*INSTRUCTIONS FOR THE TASK:*
Nothing in the data should change when you return it, but leave the pictures out.

** start of COLLECTED DATA **

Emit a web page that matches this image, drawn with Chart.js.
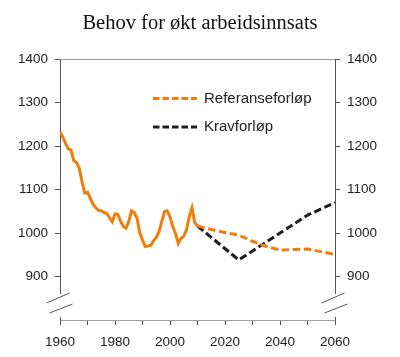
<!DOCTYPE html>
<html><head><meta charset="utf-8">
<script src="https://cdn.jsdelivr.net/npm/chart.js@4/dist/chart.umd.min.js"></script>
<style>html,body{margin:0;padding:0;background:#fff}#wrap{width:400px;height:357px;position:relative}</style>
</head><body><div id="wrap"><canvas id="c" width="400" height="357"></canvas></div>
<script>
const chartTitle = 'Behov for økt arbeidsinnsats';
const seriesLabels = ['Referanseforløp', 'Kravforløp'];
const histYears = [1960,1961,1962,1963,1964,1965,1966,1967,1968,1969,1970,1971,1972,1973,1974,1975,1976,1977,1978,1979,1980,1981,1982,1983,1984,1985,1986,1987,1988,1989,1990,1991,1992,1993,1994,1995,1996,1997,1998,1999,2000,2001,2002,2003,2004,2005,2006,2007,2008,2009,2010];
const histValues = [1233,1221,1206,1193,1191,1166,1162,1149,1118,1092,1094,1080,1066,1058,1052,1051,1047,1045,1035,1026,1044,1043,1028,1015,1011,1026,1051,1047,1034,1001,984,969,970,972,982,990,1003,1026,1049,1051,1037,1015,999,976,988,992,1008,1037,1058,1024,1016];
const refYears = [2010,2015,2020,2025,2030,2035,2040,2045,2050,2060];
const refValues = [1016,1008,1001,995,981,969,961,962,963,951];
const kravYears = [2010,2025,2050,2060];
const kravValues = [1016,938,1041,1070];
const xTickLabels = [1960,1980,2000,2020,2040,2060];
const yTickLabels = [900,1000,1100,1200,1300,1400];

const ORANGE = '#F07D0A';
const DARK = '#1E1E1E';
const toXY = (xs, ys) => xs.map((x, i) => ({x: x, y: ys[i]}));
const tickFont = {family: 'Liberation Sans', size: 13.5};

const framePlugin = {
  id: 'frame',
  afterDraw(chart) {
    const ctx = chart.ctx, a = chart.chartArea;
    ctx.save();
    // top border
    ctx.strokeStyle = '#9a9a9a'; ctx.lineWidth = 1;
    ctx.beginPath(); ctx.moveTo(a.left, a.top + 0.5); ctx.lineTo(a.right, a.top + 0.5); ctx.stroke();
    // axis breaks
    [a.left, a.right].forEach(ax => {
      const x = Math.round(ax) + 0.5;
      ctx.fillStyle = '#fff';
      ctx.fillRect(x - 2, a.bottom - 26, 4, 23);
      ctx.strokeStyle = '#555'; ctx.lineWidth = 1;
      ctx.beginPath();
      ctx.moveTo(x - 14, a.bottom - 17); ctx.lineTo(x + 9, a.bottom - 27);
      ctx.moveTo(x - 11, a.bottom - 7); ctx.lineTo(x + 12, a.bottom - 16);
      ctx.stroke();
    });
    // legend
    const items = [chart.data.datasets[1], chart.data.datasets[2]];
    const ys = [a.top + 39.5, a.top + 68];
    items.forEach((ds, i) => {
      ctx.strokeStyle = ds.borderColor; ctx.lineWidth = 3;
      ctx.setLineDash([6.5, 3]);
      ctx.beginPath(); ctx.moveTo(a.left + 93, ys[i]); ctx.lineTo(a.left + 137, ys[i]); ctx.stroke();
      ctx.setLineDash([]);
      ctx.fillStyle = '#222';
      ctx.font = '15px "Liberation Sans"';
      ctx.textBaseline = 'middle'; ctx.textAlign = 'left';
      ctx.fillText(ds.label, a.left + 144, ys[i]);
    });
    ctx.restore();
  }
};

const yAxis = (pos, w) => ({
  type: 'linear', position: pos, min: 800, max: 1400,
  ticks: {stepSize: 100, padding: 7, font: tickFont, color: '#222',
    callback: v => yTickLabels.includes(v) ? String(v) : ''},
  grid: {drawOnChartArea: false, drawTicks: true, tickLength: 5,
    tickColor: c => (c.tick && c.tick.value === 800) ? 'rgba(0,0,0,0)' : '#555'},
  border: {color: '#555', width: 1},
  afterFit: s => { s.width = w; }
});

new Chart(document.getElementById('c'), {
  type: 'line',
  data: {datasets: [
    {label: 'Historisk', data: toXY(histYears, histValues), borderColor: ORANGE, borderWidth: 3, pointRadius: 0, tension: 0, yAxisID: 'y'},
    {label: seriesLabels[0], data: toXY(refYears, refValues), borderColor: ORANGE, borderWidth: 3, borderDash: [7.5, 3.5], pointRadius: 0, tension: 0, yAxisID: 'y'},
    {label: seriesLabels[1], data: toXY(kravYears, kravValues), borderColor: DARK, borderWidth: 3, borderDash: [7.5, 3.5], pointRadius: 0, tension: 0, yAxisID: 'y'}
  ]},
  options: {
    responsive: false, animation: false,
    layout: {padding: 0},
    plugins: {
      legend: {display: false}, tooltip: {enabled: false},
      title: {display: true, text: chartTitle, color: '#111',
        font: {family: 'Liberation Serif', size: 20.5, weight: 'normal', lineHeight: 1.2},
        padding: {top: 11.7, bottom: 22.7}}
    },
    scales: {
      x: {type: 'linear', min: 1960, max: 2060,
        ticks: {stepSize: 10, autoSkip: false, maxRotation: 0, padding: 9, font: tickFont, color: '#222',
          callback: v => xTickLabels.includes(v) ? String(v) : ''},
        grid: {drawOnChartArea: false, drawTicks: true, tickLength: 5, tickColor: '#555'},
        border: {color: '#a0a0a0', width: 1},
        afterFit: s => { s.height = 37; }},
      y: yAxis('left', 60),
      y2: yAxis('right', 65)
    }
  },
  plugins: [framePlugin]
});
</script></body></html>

** end of COLLECTED DATA **

*RESULT BELOW:*
Emit a web page that matches this image, drawn with Chart.js.
<!DOCTYPE html>
<html><head><meta charset="utf-8">
<script src="https://cdn.jsdelivr.net/npm/chart.js@4/dist/chart.umd.min.js"></script>
<style>html,body{margin:0;padding:0;background:#fff}#wrap{width:400px;height:357px;position:relative}</style>
</head><body><div id="wrap"><canvas id="c" width="400" height="357"></canvas></div>
<script>
const chartTitle = 'Behov for økt arbeidsinnsats';
const seriesLabels = ['Referanseforløp', 'Kravforløp'];
const histYears = [1960,1961,1962,1963,1964,1965,1966,1967,1968,1969,1970,1971,1972,1973,1974,1975,1976,1977,1978,1979,1980,1981,1982,1983,1984,1985,1986,1987,1988,1989,1990,1991,1992,1993,1994,1995,1996,1997,1998,1999,2000,2001,2002,2003,2004,2005,2006,2007,2008,2009,2010];
const histValues = [1233,1221,1206,1193,1191,1166,1162,1149,1118,1092,1094,1080,1066,1058,1052,1051,1047,1045,1035,1026,1044,1043,1028,1015,1011,1026,1051,1047,1034,1001,984,969,970,972,982,990,1003,1026,1049,1051,1037,1015,999,976,988,992,1008,1037,1058,1024,1016];
const refYears = [2010,2015,2020,2025,2030,2035,2040,2045,2050,2060];
const refValues = [1016,1008,1001,995,981,969,961,962,963,951];
const kravYears = [2010,2025,2050,2060];
const kravValues = [1016,938,1041,1070];
const xTickLabels = [1960,1980,2000,2020,2040,2060];
const yTickLabels = [900,1000,1100,1200,1300,1400];

const ORANGE = '#F07D0A';
const DARK = '#1E1E1E';
const toXY = (xs, ys) => xs.map((x, i) => ({x: x, y: ys[i]}));
const tickFont = {family: 'Liberation Sans', size: 13.5};

const framePlugin = {
  id: 'frame',
  afterDraw(chart) {
    const ctx = chart.ctx, a = chart.chartArea;
    ctx.save();
    // top border
    ctx.strokeStyle = '#9a9a9a'; ctx.lineWidth = 1;
    ctx.beginPath(); ctx.moveTo(a.left, a.top + 0.5); ctx.lineTo(a.right, a.top + 0.5); ctx.stroke();
    // axis breaks
    [a.left, a.right].forEach(ax => {
      const x = Math.round(ax) + 0.5;
      ctx.fillStyle = '#fff';
      ctx.fillRect(x - 2, a.bottom - 26, 4, 23);
      ctx.strokeStyle = '#555'; ctx.lineWidth = 1;
      ctx.beginPath();
      ctx.moveTo(x - 14, a.bottom - 17); ctx.lineTo(x + 9, a.bottom - 27);
      ctx.moveTo(x - 11, a.bottom - 7); ctx.lineTo(x + 12, a.bottom - 16);
      ctx.stroke();
    });
    // legend
    const items = [chart.data.datasets[1], chart.data.datasets[2]];
    const ys = [a.top + 39.5, a.top + 68];
    items.forEach((ds, i) => {
      ctx.strokeStyle = ds.borderColor; ctx.lineWidth = 3;
      ctx.setLineDash([6.5, 3]);
      ctx.beginPath(); ctx.moveTo(a.left + 93, ys[i]); ctx.lineTo(a.left + 137, ys[i]); ctx.stroke();
      ctx.setLineDash([]);
      ctx.fillStyle = '#222';
      ctx.font = '15px "Liberation Sans"';
      ctx.textBaseline = 'middle'; ctx.textAlign = 'left';
      ctx.fillText(ds.label, a.left + 144, ys[i]);
    });
    ctx.restore();
  }
};

const yAxis = (pos, w) => ({
  type: 'linear', position: pos, min: 800, max: 1400,
  ticks: {stepSize: 100, padding: 7, font: tickFont, color: '#222',
    callback: v => yTickLabels.includes(v) ? String(v) : ''},
  grid: {drawOnChartArea: false, drawTicks: true, tickLength: 5,
    tickColor: c => (c.tick && c.tick.value === 800) ? 'rgba(0,0,0,0)' : '#555'},
  border: {color: '#555', width: 1},
  afterFit: s => { s.width = w; }
});

new Chart(document.getElementById('c'), {
  type: 'line',
  data: {datasets: [
    {label: 'Historisk', data: toXY(histYears, histValues), borderColor: ORANGE, borderWidth: 3, pointRadius: 0, tension: 0, yAxisID: 'y'},
    {label: seriesLabels[0], data: toXY(refYears, refValues), borderColor: ORANGE, borderWidth: 3, borderDash: [7.5, 3.5], pointRadius: 0, tension: 0, yAxisID: 'y'},
    {label: seriesLabels[1], data: toXY(kravYears, kravValues), borderColor: DARK, borderWidth: 3, borderDash: [7.5, 3.5], pointRadius: 0, tension: 0, yAxisID: 'y'}
  ]},
  options: {
    responsive: false, animation: false,
    layout: {padding: 0},
    plugins: {
      legend: {display: false}, tooltip: {enabled: false},
      title: {display: true, text: chartTitle, color: '#111',
        font: {family: 'Liberation Serif', size: 20.5, weight: 'normal', lineHeight: 1.2},
        padding: {top: 11.7, bottom: 22.7}}
    },
    scales: {
      x: {type: 'linear', min: 1960, max: 2060,
        ticks: {stepSize: 10, autoSkip: false, maxRotation: 0, padding: 9, font: tickFont, color: '#222',
          callback: v => xTickLabels.includes(v) ? String(v) : ''},
        grid: {drawOnChartArea: false, drawTicks: true, tickLength: 5, tickColor: '#555'},
        border: {color: '#a0a0a0', width: 1},
        afterFit: s => { s.height = 37; }},
      y: yAxis('left', 60),
      y2: yAxis('right', 65)
    }
  },
  plugins: [framePlugin]
});
</script></body></html>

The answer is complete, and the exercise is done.